State must respond to accident victim’s family petition

High Court orders state to respond to petition by quadriplegic accident victim’s family.

Divorce gavel court get 311 (photo credit: Thinkstock/Imagebank)
Divorce gavel court get 311
(photo credit: Thinkstock/Imagebank)
The High Court of Justice ordered the state on Tuesday to respond to a petition filed by the family of Shachar Greenspan, the 14- year-old girl left quadriplegic after being struck by a car.
Greenspan’s parents filed the petition on Monday, against a plea bargain struck between the police’s legal department and Mark Patrick, the driver of the car that struck Shachar.
Supreme Court Justice Yoram Danziger said the state must file its response by February 23. Named on the petition are Attorney- General Yehuda Weinstein, State Attorney Moshe Lador, Traffic Police head Asst.-Ch. Bruno Stein and the Petah Tikva Traffic Court.
In November 2009, Patrick, who was intoxicated, swerved his car onto a Netanya sidewalk and hit then 12-year-old Greenspan as she stood talking with a girlfriend.
Her friend was lightly injured, but Greenspan suffered severe head trauma, and doctors doubted she would live. She survived, but is a quadriplegic who can only communicate via eye movement.
In a March 2011 ruling that outraged Greenspan’s family and road safety groups, Petah Tikva Traffic Court Judge Tal Ostfeld- Navy accepted a plea bargain that Patrick’s defense team had struck with the police, and sentenced him to six months of community service and a fine of NIS 1,000, and revoked his driver’s license for six years.
In the petition, Greenspan’s parents, Israel and Nechama, say the plea bargain is “unreasonable, disproportionate, contrary to public interest and against all sense of natural justice.”
“In these very moments, when the young girl is fighting every day to make even minimal physical actions, to move, to blink her eye, in order to communicate, the defendant is completely free and has moved on with his life as if nothing ever happened,” the petition reads.
Greenspan’s parents say that police did not inform them of the plea bargain, despite requests that they be kept updated. The plea bargain was presented to the court without their knowledge, they added.

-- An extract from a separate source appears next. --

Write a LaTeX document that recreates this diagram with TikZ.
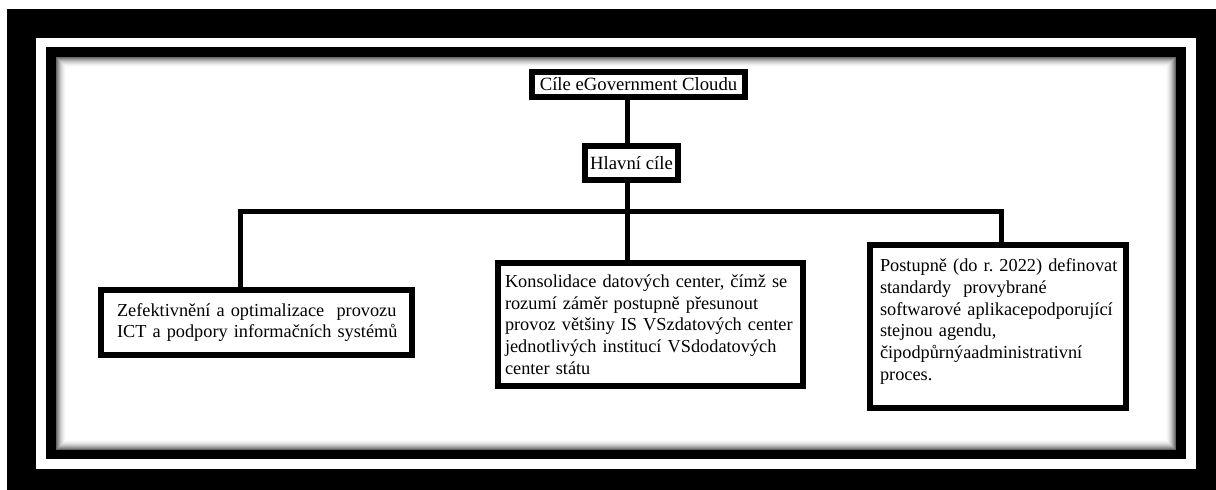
\documentclass[tikz,border=0pt]{standalone}
\usepackage{fontspec}
\setmainfont{Liberation Serif}
\frenchspacing
\begin{document}
\begin{tikzpicture}[x=1pt,y=-1pt,
  box/.style={draw=black, line width=6pt, fill=white, align=left, inner ysep=0pt,
    font=\fontsize{18.3}{21.7}\selectfont},
  headbox/.style={box, inner xsep=0pt, font=\fontsize{18.7}{21.7}\selectfont},
  conn/.style={draw=black, line width=5pt, line join=miter}]
\useasboundingbox (0,0) rectangle (1216,490);
% frame
\fill[black] (7,9) rectangle (1216,490);
\fill[white] (36,38) rectangle (1196,469);
\fill[black] (46,47) rectangle (1186,459);
\fill[white] (56,57) rectangle (1176,450);
\foreach \i in {0,...,10}{
  \pgfmathsetmacro\c{int(60*(1-\i/11)^2)}
  \draw[black!\c, line width=1pt] (56.5+\i,57.5+\i) rectangle (1175.5-\i,449.5-\i);
}
% boxes
\node[headbox, minimum width=213pt, minimum height=25pt] (top) at (638.5,84.5) {Cíle eGovernment Cloudu};
\node[headbox, minimum width=93pt, minimum height=34pt] (hl) at (631.5,163) {Hlavní cíle};
\node[box, text width=279pt, inner xsep=16pt, minimum height=65pt] (left) at (256.5,322.5)
  {\mbox{Zefektivnění a optimalizace\ \ provozu}\\\mbox{ICT a podpory informačních systémů}};
\node[box, text width=291pt, inner xsep=7pt, minimum height=123pt] (mid) at (650.5,324.5)
  {\mbox{Konsolidace datových center, čímž se}\\\mbox{rozumí záměr postupně přesunout}\\\mbox{provoz většiny IS VSzdatových center}\\\mbox{jednotlivých institucí VSdodatových}\\\mbox{center státu}};
\node[box, text width=236pt, inner xsep=10pt, minimum height=163pt] (right) at (998,326.5)
  {\mbox{Postupně (do r. 2022) definovat}\\\mbox{standardy\ \ provybrané}\\\mbox{softwarové aplikacepodporující}\\\mbox{stejnou agendu,}\\\mbox{čipodpůrnýaadministrativní}\\\mbox{proces.}\\[-8pt]\mbox{}};
% connectors
\coordinate (sp) at (627.5,211);
\coordinate (bl) at (240,211);
\coordinate (br) at (1001.5,211);
\draw[conn] (sp |- top.south) -- (sp |- hl.north);
\draw[conn] (sp |- hl.south) -- (sp |- mid.north);
\draw[conn] (bl |- left.north) -- (bl) -- (br) -- (br |- right.north);
\end{tikzpicture}
\end{document}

“The plea bargain was ‘achieved’ contrary to proper administrative procedures,” Greenspan’s parents argue in the petition, saying there is a “real suspicion about the involvement of extraneous considerations.”
Greenspan’s parents asked the court to order the state to annul the criminal proceedings against Patrick, and to file new charges or annul his sentence and reopen the sentencing procedures.